Ethics and Empathy in Using Imputation to Disaggregate Data for Racial Equity

Berkeley Computational Social Science Forum

CSS Training Program

September 28, 2021
4:00pm to 5:00pm
Virtual Participation


Computational Social Science Forum
Date: Tuesday, September 28, 2021
Time: 4:00-5:00 PM Pacific Time
Location: Virtual Participation – Register to attend via Zoom

Ethics and Empathy in Using Imputation to Disaggregate Data for Racial Equity

Speakers: Alena Stern, Senior Data Scientist, and Ajjit Narayanan, Data Scientist, Urban Institute

Abstract: Disaggregating data by race and ethnicity is a critical method for shining light on racialized systems of privilege and oppression. Imputation is a powerful tool for disaggregating data by generating racial and ethnic identifiers onto datasets lacking this information. But if used without a proactive focus on equity, it can harm Black people, Indigenous people, and other people of color. In this talk, we will share lessons we learned from a case study in which we proactively incorporated equity in imputing race and ethnicity onto a nationally representative sample of credit bureau data. We organize these lessons around a set of “ethics checkpoints” that researchers, analysts, and practitioners can use to identify and address potential racial bias and inaccuracy: checkpoint 1: before imputation, audit input data for bias; checkpoint 2: during imputation, examine where bias could be introduced at each step; and checkpoint 3: after imputation, assess whether imputed race/ethnicity data are accurate enough to used ethically for your analytic purpose.

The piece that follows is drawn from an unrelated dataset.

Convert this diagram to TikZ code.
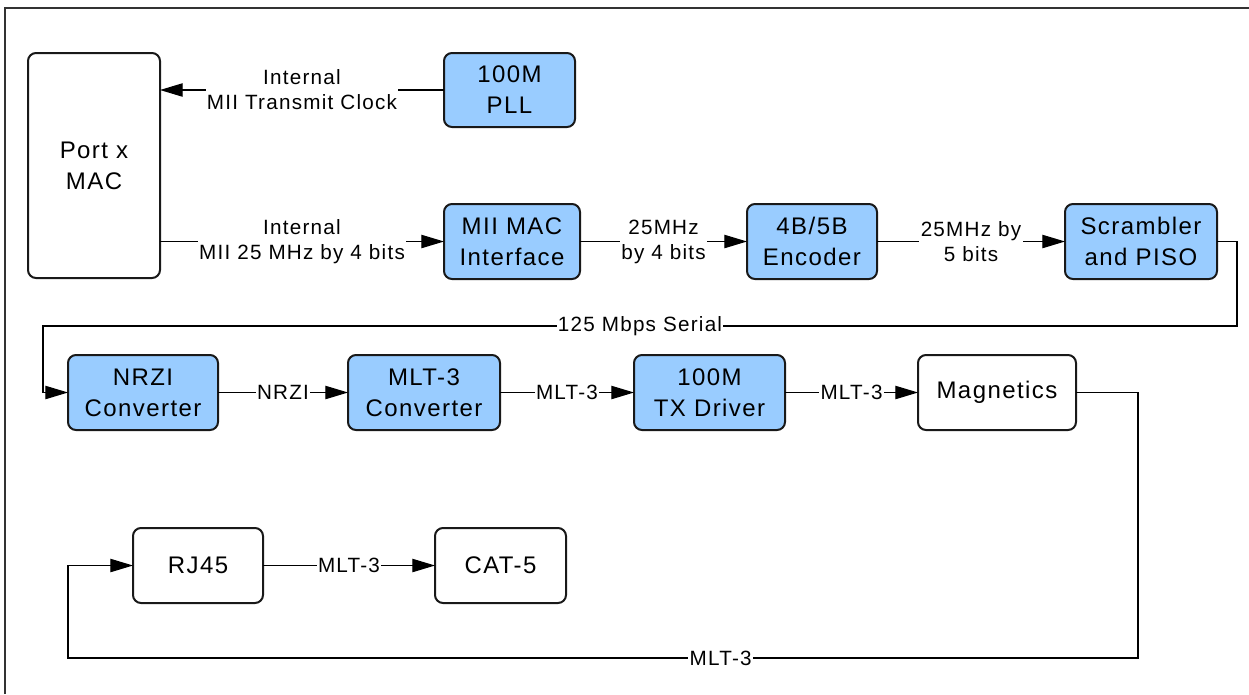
\documentclass[tikz,border=0pt]{standalone}
\usepackage{fontspec}
\setmainfont{Liberation Sans}[LetterSpace=6]
\usetikzlibrary{arrows.meta}
\definecolor{boxblue}{RGB}{153,204,255}
\tikzset{
  sz/.style 2 args={minimum width=#1*0.75pt, minimum height=#2*0.75pt},
  blk/.style={draw=black!90, line width=1.5pt, rounded corners=6pt, inner sep=0pt, outer sep=0pt,
    align=center, font=\fontsize{18}{23.25}\selectfont},
  bluebox/.style={blk, fill=boxblue},
  whitebox/.style={blk, fill=white},
  conn/.style={draw=black, line width=0.9pt, -{Triangle[length=17pt,width=10pt]}},
  lbl/.style={fill=white, inner sep=1pt, align=center, font=\fontsize{15.5}{18.75}\selectfont},
}
\begin{document}
\begin{tikzpicture}[x=0.75pt, y=-0.75pt]
\useasboundingbox (0,0) rectangle (1249,694);
\fill[white] (0,0) rectangle (1249,694);
% frame
\draw[black!80, line width=2.2pt] (5,694) -- (5,8) -- (1249,8);
% nodes
\node[whitebox, sz={132}{225}] (mac) at (94,165.5) {Port x\\MAC};
\node[bluebox, sz={131}{74}] (pll) at (509.5,90) {100M\\PLL};
\node[bluebox, sz={136}{75}] (mii) at (512,241.5) {MII MAC\\Interface};
\node[bluebox, sz={130}{75}] (enc) at (812,241.5) {4B/5B\\Encoder};
\node[bluebox, sz={152}{75}] (scr) at (1141,241.5) {Scrambler\\and PISO};
\node[bluebox, sz={150}{75}] (nrzi) at (143,392.5) {NRZI\\Converter};
\node[bluebox, sz={152}{75}] (mlt) at (424,392.5) {MLT-3\\Converter};
\node[bluebox, sz={151}{75}] (tx) at (709.5,392.5) {100M\\TX Driver};
\node[whitebox, sz={158}{75}] (mag) at (997,392.5) {Magnetics};
\node[whitebox, sz={130}{75}] (rj) at (198,565.5) {RJ45};
\node[whitebox, sz={131}{75}] (cat) at (500.5,565.5) {CAT-5};
% corner coordinates
\coordinate (s1) at (1237,326);
\coordinate (s2) at (43,326);
\coordinate (m1) at (1138,658);
\coordinate (m2) at (68,658);
% connectors
\draw[conn] (pll.west) -- node[lbl]{Internal\\MII Transmit Clock} (pll.west -| mac.east);
\draw[conn] (mac.east |- mii.west) -- node[lbl]{Internal\\MII 25 MHz by 4 bits} (mii.west);
\draw[conn] (mii.east) -- node[lbl]{25MHz\\by 4 bits} (enc.west);
\draw[conn] (enc.east) -- node[lbl]{25MHz by\\5 bits} (scr.west);
\draw[conn] (scr.east) -| (s1) -- node[lbl]{125 Mbps Serial} (s2) |- (nrzi.west);
\draw[conn] (nrzi.east) -- node[lbl]{NRZI} (mlt.west);
\draw[conn] (mlt.east) -- node[lbl]{MLT-3} (tx.west);
\draw[conn] (tx.east) -- node[lbl]{MLT-3} (mag.west);
\draw[conn] (mag.east) -| (m1) -- node[lbl, pos=0.39]{MLT-3} (m2) |- (rj.west);
\draw[conn] (rj.east) -- node[lbl]{MLT-3} (cat.west);
\end{tikzpicture}
\end{document}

The Computational Social Science Forum is an informal setting for the interdisciplinary exchange of ideas and scholarship at the intersection of social science and data science. Participants engage in a variety of activities such as presentations of work in progress, discussions and critiques of recent papers, introductions to new tools and methods, discussions around ethics, fairness, inequality, and responsible conduct of research, as well as professional development. This Forum is organized as part of the Computational Social Science Training Program, and weekly meetings are hosted by researchers from BIDS and D-Lab. The group welcomes social scientists and researchers with interests in data science methods and tools, and data scientists with applications or interests in public policy, social, behavioral, and health sciences. Participants include graduate students, postdocs, staff, and faculty, and members are encouraged to attend regularly in order to foster community around improving computational social science research, supporting the development and research of group members, and fostering new collaborations. Interested UC Berkeley community members are invited to use this registration form to receive the schedule and access links. Please contact for more information or if you are interested in presenting current research for an upcoming session.


Alena Stern

Senior Data Scientist, Urban Institute

Alena Stern is a senior data scientist at the Urban Institute studying policy solutions to advance equity and inclusion in cities. Before joining Urban, she worked as a senior program manager with AidData, an Open Cities fellow at the Sunlight Foundation, and a graduate research assistant at the Center for Data Science and Public Policy, where she used machine learning, natural language processing, statistical analysis, and geospatial data to inform the design of government policies and international development programs. Stern holds a BA in economics and international relations from the College of William and Mary and an MS in computational analysis and public policy from the University of Chicago.

Ajjit Narayanan

Data Scientist, Urban Institute

Ajjit Narayanan is a data scientist at the Urban Institute, where he works on research to advance equity and inclusion in rural and urban communities. He enjoys building open source data and mapping tools for researchers and advises on tools such as interactive mapping, big data platforms, and data visualization methods to relevant public policy issues. Narayanan also coleads Urban’s R Users Group and Mapping Users Group to encourage the use of R and geospatial analysis for statistical analysis, data visualization, and automation. Narayanan holds a BA in economics and a BA in urban studies, along with minors in math and statistics, from the University of Pennsylvania.